- Description of the task:
Starting with the first line of the listing, quote each line exactly until and including the one with "(g34a) -- (g34b);", leaving pictures out.

- Data segment:

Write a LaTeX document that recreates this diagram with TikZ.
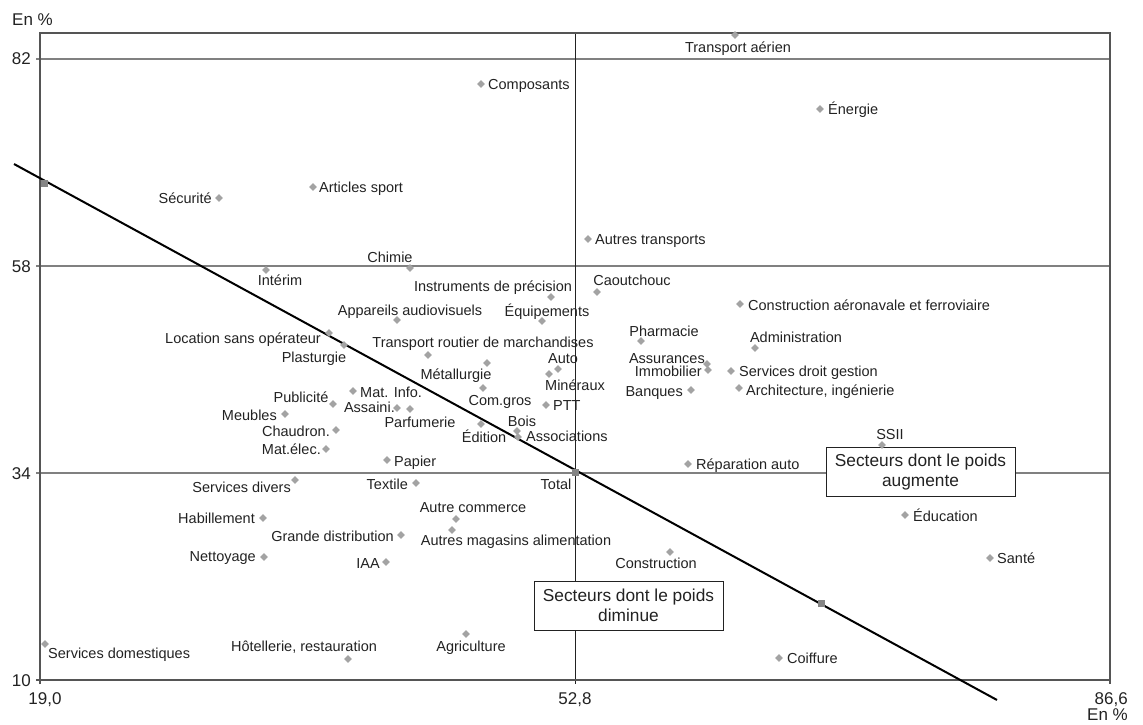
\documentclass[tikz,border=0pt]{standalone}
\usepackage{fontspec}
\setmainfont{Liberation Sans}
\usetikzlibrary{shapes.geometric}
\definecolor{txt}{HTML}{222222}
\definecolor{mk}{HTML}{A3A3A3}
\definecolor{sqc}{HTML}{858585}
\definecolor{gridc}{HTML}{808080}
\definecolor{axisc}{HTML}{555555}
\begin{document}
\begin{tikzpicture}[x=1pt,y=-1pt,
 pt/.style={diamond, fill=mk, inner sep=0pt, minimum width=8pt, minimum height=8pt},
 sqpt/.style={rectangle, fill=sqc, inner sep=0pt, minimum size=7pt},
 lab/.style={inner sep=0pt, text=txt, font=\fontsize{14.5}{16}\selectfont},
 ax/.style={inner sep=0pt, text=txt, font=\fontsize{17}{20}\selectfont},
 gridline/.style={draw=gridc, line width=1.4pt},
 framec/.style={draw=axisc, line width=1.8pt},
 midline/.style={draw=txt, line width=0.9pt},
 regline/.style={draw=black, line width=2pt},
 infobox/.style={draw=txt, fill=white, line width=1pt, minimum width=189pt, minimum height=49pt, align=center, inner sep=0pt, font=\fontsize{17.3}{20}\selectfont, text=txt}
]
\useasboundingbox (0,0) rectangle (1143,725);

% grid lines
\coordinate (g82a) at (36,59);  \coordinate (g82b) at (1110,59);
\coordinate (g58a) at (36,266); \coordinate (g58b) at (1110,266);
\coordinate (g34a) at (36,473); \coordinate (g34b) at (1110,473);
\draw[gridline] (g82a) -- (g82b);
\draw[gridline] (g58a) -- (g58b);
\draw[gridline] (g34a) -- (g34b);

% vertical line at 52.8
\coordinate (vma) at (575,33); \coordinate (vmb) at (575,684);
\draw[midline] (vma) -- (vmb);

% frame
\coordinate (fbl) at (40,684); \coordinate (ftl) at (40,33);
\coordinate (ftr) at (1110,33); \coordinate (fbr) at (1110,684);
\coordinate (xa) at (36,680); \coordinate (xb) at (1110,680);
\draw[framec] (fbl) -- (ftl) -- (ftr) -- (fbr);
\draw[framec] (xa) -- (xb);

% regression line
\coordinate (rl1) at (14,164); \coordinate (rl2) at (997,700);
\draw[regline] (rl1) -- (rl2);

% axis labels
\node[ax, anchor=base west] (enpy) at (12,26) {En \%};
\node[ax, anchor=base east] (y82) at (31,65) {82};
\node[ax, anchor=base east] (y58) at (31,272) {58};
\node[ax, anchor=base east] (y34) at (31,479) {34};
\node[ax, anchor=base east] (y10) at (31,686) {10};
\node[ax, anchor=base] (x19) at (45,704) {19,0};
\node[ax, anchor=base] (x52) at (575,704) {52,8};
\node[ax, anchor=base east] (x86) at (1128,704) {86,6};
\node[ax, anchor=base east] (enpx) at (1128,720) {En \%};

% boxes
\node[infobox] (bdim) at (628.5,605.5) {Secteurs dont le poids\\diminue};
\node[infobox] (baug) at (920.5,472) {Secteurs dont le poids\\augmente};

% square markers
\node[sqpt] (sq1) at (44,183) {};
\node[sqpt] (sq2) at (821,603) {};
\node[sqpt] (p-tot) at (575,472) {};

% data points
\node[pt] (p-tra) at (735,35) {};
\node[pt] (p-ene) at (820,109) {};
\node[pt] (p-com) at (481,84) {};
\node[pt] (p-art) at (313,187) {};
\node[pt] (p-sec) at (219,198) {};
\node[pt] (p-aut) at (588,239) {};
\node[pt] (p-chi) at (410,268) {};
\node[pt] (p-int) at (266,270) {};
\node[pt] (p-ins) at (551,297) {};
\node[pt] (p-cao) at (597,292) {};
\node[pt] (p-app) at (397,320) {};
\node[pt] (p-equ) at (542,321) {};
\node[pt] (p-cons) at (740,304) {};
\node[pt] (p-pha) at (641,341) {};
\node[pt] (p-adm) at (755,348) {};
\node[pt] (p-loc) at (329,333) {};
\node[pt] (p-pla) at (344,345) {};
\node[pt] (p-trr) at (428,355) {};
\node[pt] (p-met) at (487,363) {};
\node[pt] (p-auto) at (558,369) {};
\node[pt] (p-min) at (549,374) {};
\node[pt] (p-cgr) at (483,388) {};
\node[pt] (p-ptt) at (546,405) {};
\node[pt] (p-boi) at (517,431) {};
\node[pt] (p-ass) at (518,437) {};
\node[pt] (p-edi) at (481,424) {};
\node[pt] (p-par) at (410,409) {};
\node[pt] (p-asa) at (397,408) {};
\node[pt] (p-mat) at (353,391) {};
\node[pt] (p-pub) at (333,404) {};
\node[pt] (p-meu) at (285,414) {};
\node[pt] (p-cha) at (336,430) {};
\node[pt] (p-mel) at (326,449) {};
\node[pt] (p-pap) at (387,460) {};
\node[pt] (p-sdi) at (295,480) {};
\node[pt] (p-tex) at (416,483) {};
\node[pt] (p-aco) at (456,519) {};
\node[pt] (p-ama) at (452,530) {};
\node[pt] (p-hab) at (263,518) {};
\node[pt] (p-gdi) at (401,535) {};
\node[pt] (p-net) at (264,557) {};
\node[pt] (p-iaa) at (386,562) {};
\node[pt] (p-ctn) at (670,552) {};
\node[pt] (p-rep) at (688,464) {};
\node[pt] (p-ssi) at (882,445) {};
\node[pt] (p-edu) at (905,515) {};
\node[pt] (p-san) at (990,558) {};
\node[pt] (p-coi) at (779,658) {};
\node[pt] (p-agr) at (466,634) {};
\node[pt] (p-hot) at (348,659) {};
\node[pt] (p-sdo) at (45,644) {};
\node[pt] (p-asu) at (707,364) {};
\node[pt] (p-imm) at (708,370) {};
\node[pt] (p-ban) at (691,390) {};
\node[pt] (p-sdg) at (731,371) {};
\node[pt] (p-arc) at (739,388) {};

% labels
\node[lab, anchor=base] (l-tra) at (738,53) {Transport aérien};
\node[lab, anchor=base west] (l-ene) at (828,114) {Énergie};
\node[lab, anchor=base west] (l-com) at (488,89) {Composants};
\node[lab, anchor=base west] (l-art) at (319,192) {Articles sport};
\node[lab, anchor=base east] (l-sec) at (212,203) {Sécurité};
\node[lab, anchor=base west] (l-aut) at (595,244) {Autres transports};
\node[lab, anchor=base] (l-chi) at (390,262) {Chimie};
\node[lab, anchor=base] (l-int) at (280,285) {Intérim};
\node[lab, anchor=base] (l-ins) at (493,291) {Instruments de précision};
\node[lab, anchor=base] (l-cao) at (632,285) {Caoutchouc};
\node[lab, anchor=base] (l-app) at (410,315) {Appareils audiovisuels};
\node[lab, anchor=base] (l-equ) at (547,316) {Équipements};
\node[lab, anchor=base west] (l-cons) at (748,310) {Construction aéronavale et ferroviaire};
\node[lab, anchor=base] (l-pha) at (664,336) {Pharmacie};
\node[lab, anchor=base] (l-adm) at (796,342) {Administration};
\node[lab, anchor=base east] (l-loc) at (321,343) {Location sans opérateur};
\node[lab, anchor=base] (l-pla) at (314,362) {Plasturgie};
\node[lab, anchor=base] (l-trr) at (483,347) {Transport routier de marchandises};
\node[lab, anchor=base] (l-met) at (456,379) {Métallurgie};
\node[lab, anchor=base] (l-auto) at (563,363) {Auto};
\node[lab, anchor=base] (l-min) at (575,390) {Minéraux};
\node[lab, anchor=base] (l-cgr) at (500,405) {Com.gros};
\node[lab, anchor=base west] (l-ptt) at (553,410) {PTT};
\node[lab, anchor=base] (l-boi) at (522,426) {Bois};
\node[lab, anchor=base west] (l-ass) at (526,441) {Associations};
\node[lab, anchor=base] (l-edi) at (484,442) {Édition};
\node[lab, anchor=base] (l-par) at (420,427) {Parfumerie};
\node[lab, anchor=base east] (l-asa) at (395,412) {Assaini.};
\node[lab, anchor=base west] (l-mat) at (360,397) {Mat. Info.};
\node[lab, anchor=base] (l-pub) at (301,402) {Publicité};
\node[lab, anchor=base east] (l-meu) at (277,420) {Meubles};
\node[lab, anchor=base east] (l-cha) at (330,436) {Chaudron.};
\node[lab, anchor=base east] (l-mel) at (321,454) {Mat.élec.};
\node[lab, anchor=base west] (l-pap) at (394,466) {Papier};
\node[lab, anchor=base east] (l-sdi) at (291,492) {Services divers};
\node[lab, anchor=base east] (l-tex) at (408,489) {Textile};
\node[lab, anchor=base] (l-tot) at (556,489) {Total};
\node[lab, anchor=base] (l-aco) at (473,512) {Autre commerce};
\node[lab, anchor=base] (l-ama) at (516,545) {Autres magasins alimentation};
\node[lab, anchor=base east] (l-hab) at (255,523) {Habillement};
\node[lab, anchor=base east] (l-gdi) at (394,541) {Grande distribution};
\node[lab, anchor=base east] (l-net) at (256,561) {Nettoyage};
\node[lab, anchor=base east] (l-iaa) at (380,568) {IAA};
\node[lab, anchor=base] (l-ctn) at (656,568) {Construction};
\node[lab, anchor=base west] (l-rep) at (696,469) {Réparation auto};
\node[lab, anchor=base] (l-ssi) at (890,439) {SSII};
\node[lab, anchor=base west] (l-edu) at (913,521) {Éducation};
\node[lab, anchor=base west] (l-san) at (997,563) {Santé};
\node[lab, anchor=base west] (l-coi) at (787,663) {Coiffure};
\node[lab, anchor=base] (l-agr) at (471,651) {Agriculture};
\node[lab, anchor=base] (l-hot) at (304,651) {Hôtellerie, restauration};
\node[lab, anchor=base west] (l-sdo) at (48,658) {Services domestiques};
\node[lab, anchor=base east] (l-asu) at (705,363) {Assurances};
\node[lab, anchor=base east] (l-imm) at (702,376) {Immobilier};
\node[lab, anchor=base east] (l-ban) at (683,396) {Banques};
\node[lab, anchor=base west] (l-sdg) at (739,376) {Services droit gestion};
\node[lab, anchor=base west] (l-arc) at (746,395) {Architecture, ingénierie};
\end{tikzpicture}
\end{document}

- Completed exercise:
Write a LaTeX document that recreates this diagram with TikZ.
\documentclass[tikz,border=0pt]{standalone}
\usepackage{fontspec}
\setmainfont{Liberation Sans}
\usetikzlibrary{shapes.geometric}
\definecolor{txt}{HTML}{222222}
\definecolor{mk}{HTML}{A3A3A3}
\definecolor{sqc}{HTML}{858585}
\definecolor{gridc}{HTML}{808080}
\definecolor{axisc}{HTML}{555555}
\begin{document}
\begin{tikzpicture}[x=1pt,y=-1pt,
 pt/.style={diamond, fill=mk, inner sep=0pt, minimum width=8pt, minimum height=8pt},
 sqpt/.style={rectangle, fill=sqc, inner sep=0pt, minimum size=7pt},
 lab/.style={inner sep=0pt, text=txt, font=\fontsize{14.5}{16}\selectfont},
 ax/.style={inner sep=0pt, text=txt, font=\fontsize{17}{20}\selectfont},
 gridline/.style={draw=gridc, line width=1.4pt},
 framec/.style={draw=axisc, line width=1.8pt},
 midline/.style={draw=txt, line width=0.9pt},
 regline/.style={draw=black, line width=2pt},
 infobox/.style={draw=txt, fill=white, line width=1pt, minimum width=189pt, minimum height=49pt, align=center, inner sep=0pt, font=\fontsize{17.3}{20}\selectfont, text=txt}
]
\useasboundingbox (0,0) rectangle (1143,725);

% grid lines
\coordinate (g82a) at (36,59);  \coordinate (g82b) at (1110,59);
\coordinate (g58a) at (36,266); \coordinate (g58b) at (1110,266);
\coordinate (g34a) at (36,473); \coordinate (g34b) at (1110,473);
\draw[gridline] (g82a) -- (g82b);
\draw[gridline] (g58a) -- (g58b);
\draw[gridline] (g34a) -- (g34b);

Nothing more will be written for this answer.